Increase Credit Score
Improving your credit score can qualify you for lower interest rates, increasing your purchasing power. Focus on making timely payments and reducing credit card balances.
Save More
While it might delay your home purchase, saving for a larger down payment can open up more affordable mortgage options and lower monthly payments.
Bigger Down Payment
Opting for a larger down payment reduces the loan amount and can mean a shorter mortgage term or lower monthly payments.
Increase Your Income
Increasing your earnings, whether through a side job or a new position, can make a significant impact on the amount of house you can afford.
Working with Professionals
Navigating the mortgage process and the housing market is complex. Working with the right professionals can ensure that you stay informed and make the best decisions for your unique financial scenario.
Consulting with a Mortgage Lender
A mortgage lender can pre-approve you for a loan amount, offering insights into what kind of purchase price you can afford based on your financial profile. They can also explain different mortgage options and provide detailed breakdowns of costs.
Engaging a Real Estate Agent
A seasoned real estate agent can offer valuable guidance when it comes to identifying homes that meet your needs and budget. They are also adept at the negotiation process and can help you secure the best deal.

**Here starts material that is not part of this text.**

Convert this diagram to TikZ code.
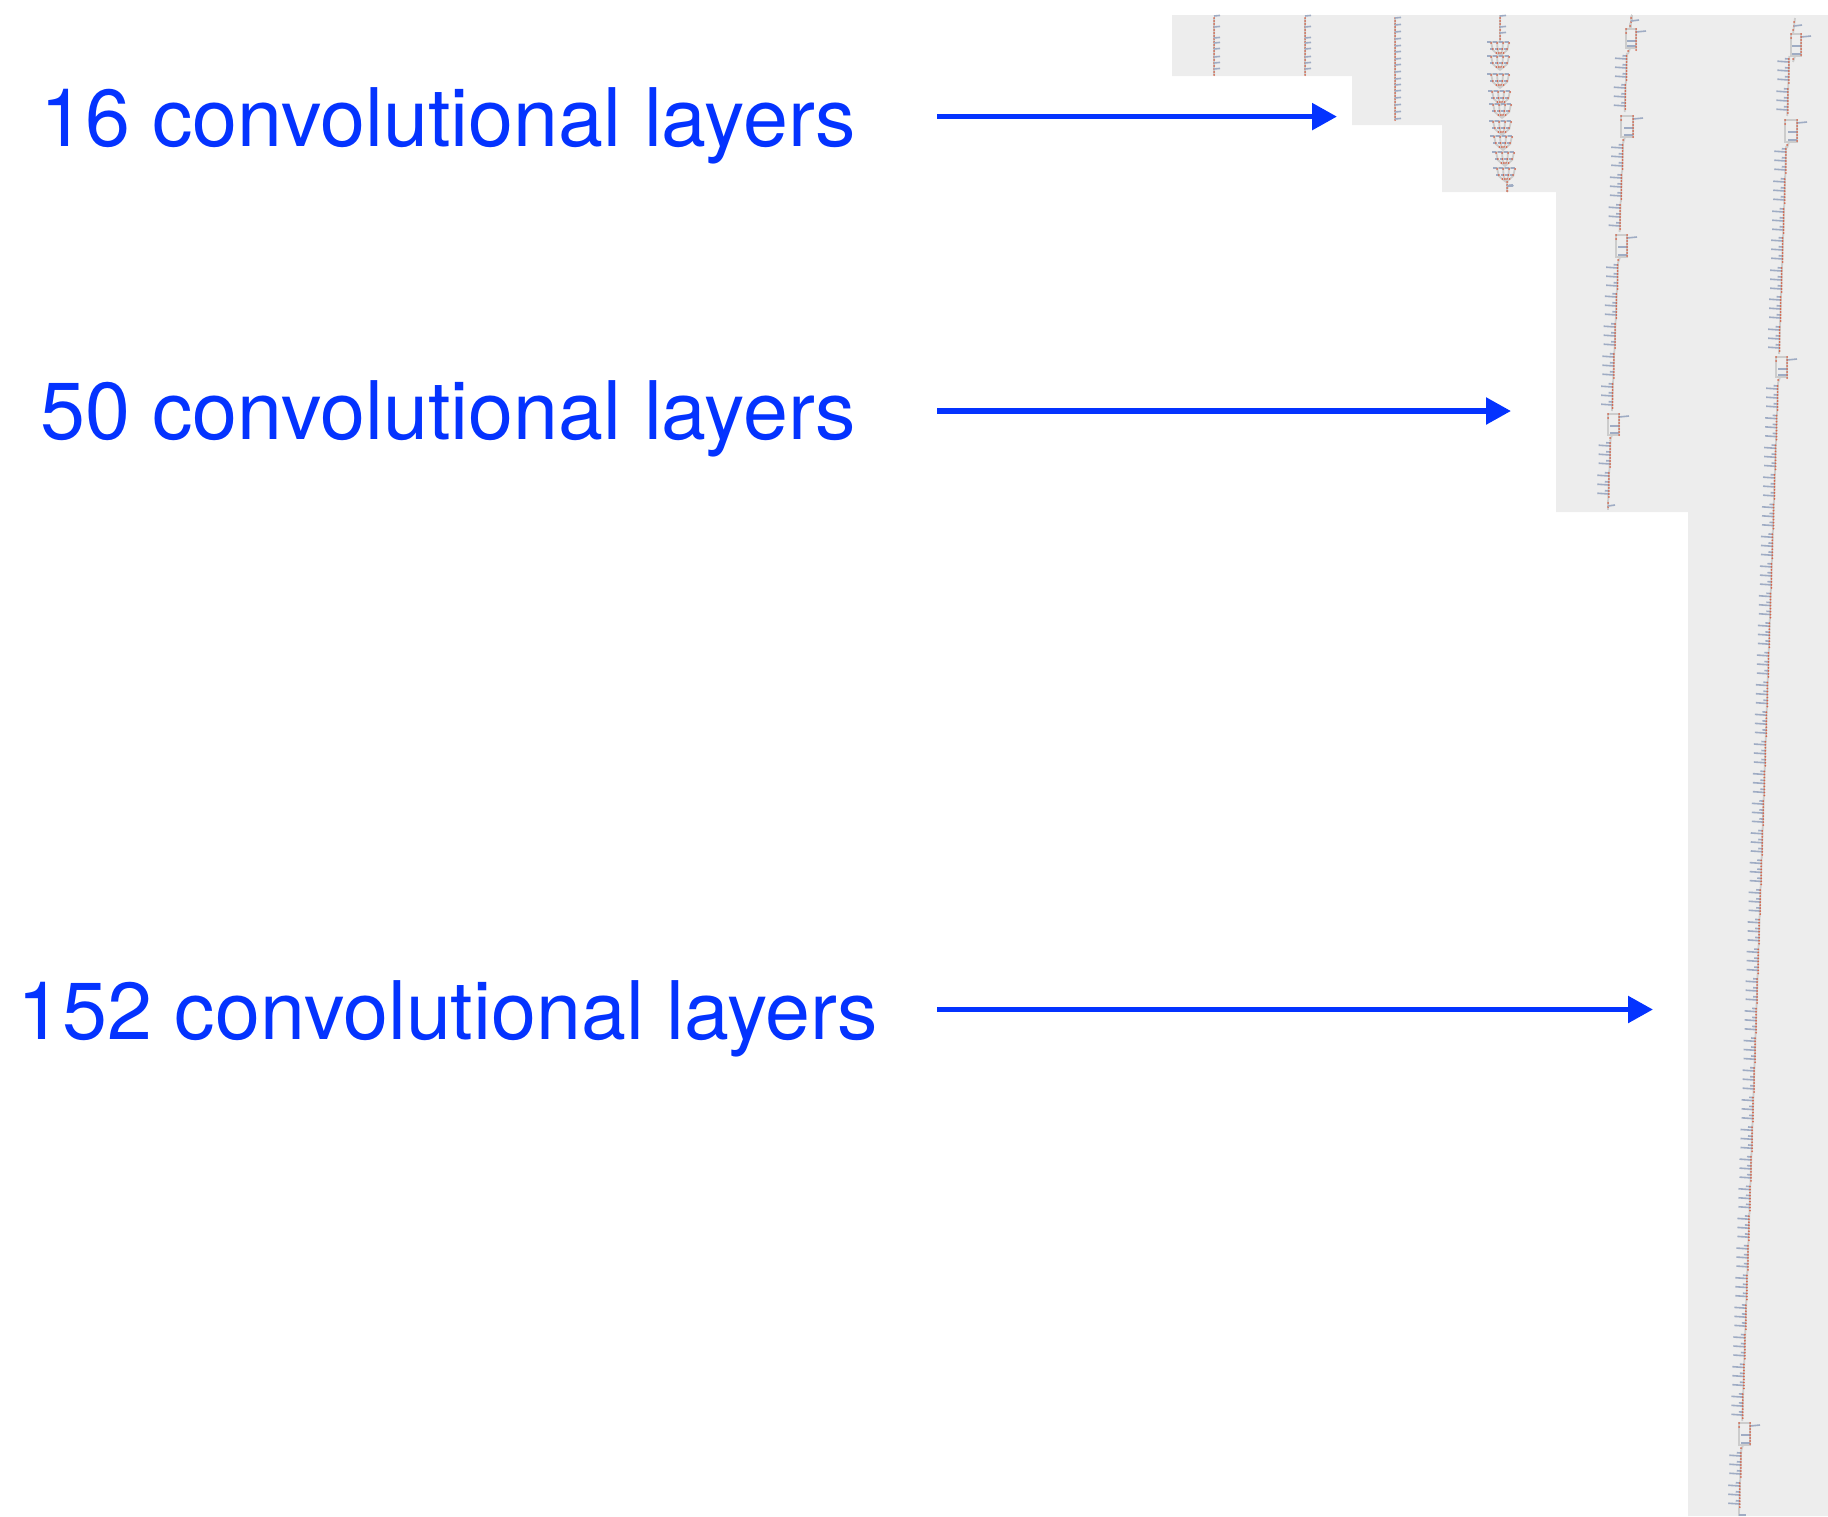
\documentclass[tikz,border=0pt]{standalone}
\usepackage{fontspec}
\setmainfont{TeX Gyre Heros}
\usetikzlibrary{arrows.meta}
\definecolor{labelblue}{HTML}{0433FF}
\definecolor{panelgray}{HTML}{EDEDED}
\definecolor{spinegray}{HTML}{CCCCCC}
\definecolor{tickblue}{HTML}{9FACC4}
\definecolor{dotred}{HTML}{D4664C}
\tikzset{
layerlabel/.style={text=labelblue, font=\fontsize{80.8}{96}\selectfont, inner sep=0, minimum width=978, text height=80, text depth=20},
layerarrow/.style={draw=labelblue, line width=5.5, -{Triangle[length=25,width=26]}},
netspine/.style={draw=spinegray, line width=1.8},
nettick/.style={draw=tickblue, line width=1.6},
netdot/.style={fill=dotred}
}
\newcommand{\plainnet}[4]{
\draw [netspine] (#1,#2) -- (#1,#3);
\pgfmathtruncatemacro{\ynext}{#2+3}
\foreach \y in {#2,\ynext,...,#3} \fill [netdot] (#1,\y) circle (1);
\foreach \y in {#4} \draw [nettick] (#1,\y) -- ++(6,-0.6);
}
\newcommand{\incnet}[2]{
\draw [netspine] (#1-9,#2-6) -- (#1+9,#2-6);
\foreach \d in {-9,-3,3,9} {
\draw [netspine] (#1+\d,#2-6) -- (#1+\d*0.8,#2+2) -- (#1,#2+8);
\draw [nettick] (#1+\d,#2-6) -- ++(-4,0);
\draw [nettick] (#1+\d*0.8,#2+1) -- ++(-3,0);
\fill [netdot] (#1+\d,#2-5) circle (1);
\fill [netdot] (#1+\d*0.8,#2+1) circle (1);
\fill [netdot] (#1+\d*0.4,#2+5) circle (1);
}
}
\newcommand{\resgroup}[2]{
\draw [netspine] (#1+0.4,#2-6) -- (#1-0.6,#2+24);
\foreach \s in {0,9,18} {
\draw [nettick] (#1,#2+\s) -- ++(-11.5,-0.8);
\draw [nettick] (#1,#2+\s-3) -- ++(-4,-0.3);
\fill [netdot] (#1,#2+\s-3) circle (1);
\fill [netdot] (#1,#2+\s) circle (1);
\fill [netdot] (#1,#2+\s+3) circle (1);
}
}
\newcommand{\bypassnet}[4]{
\draw [netspine] (#1,#3) rectangle (#2,#4);
\draw [netspine] (#1+4,#4) -- (#1+2,#4+6);
\draw [nettick] (#2,#3+3) -- ++(10,-1);
\draw [nettick] (#2,#3+12) -- ++(-9,0);
\draw [nettick] (#2,#4-2) -- ++(-9,0);
\foreach \s in {0,3,...,21} \fill [netdot] (#2,#3+\s) circle (1);
\fill [netdot] (#1,#3) circle (1);
\fill [netdot] (#1,#3+4) circle (1);
\fill [netdot] (#1+2,#4+3) circle (1);
}
\begin{document}
\begin{tikzpicture}[x=1pt, y=-1pt,
declare function={midx(\t)=1629-0.0425*\t; rightx(\t)=1791-0.0345*\t;}]
\useasboundingbox (0,0) rectangle (1828,1516);
\fill [panelgray] (1172,15) -- (1828,15) -- (1828,1516) -- (1688,1516) -- (1688,512)
-- (1556,512) -- (1556,192) -- (1442,192) -- (1442,125) -- (1352,125) -- (1352,76)
-- (1172,76) -- cycle;
\node [layerlabel] (l16) at (448,116.6) {16 convolutional layers};
\node [layerlabel, text depth=23] (l50) at (448,411) {50 convolutional layers};
\node [layerlabel] (l152) at (448,1009.5) {152 convolutional layers};
\coordinate (t16) at (1337,116.6);
\coordinate (t50) at (1511,411);
\coordinate (t152) at (1653,1009.5);
\draw [layerarrow] (l16.east) -- (t16);
\draw [layerarrow] (l50.east) -- (t50);
\draw [layerarrow] (l152.east) -- (t152);
\plainnet{1214}{18}{75}{16,27,38,43,49,57,63,69}
\plainnet{1305}{18}{75}{16,27,38,43,49,57,63,69}
\plainnet{1395}{18}{120}{18,25,32,39,46,52,59,65,72,79,85,91,98,105,112,119}
\draw [netspine] (1500,15) -- (1500,42);
\plainnet{1500}{18}{42}{16,27,33}
\foreach \y/\x in {48/1500,62/1500,80/1500,97/1501,110/1502,127/1502,142/1503,158/1505,174/1506}
\incnet{\x}{\y}
\plainnet{1507}{182}{192}{186}
\draw [netspine] (1632,15) -- (1630,29);
\fill [netdot] (1631,18) circle (1) (1631,22) circle (1) (1630,26) circle (1);
\draw [nettick] (1631,21) -- ++(8,-1);
\bypassnet{1626}{1636}{29}{48}
\bypassnet{1621}{1633}{116}{137}
\bypassnet{1616}{1627}{235}{257}
\bypassnet{1608}{1619}{414}{435}
\foreach \y in {59,88,148,178,208,268,297,327,357,387,446,476} {
\pgfmathsetmacro{\xm}{midx(\y)}
\resgroup{\xm}{\y}
}
\draw [netspine] (1608,500) -- (1608,510);
\fill [netdot] (1608,503) circle (1) (1608,507) circle (1);
\draw [nettick] (1608,506) -- ++(7,-1);
\draw [netspine] (1795,18) -- (1793,34);
\fill [netdot] (1794,22) circle (1) (1794,26) circle (1) (1793,30) circle (1);
\draw [nettick] (1794,26) -- ++(8,-1);
\bypassnet{1791}{1801}{34}{56}
\bypassnet{1785}{1797}{120}{142}
\bypassnet{1776}{1787}{357}{377}
\bypassnet{1739}{1750}{1423}{1445}
\foreach \y in {62,92,152,182,212,241,271,300,330,1456,1486} {
\pgfmathsetmacro{\xr}{rightx(\y)}
\resgroup{\xr}{\y}
}
\foreach \k in {0,...,34} {
\pgfmathsetmacro{\yr}{389+29.65*\k}
\pgfmathsetmacro{\xr}{rightx(\yr)}
\resgroup{\xr}{\yr}
}
\draw [netspine] (1739,1508) -- (1739,1516);
\draw [nettick] (1739,1515) -- ++(7,0);
\end{tikzpicture}
\end{document}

Seeking Advice from Financial Advisors
If you have complex financial situations or just need an outside perspective, a financial advisor can provide expert advice tailored to your goals. They can help you understand the short- and long-term financial implications of buying a home.
Conclusion
It's not about finding the most house you can buy; it's about finding the home that allows you to maintain a comfortable lifestyle, fulfill your long-term financial objectives, and avoid undue stress. By carefully analyzing your financial situation, understanding affordability factors, and working with professionals as needed, you'll be better prepared to find the perfect home within your means. Remember, the goal is long-term financial health, so don't rush the process. Take your time, do your research, and enjoy the journey to homeownership.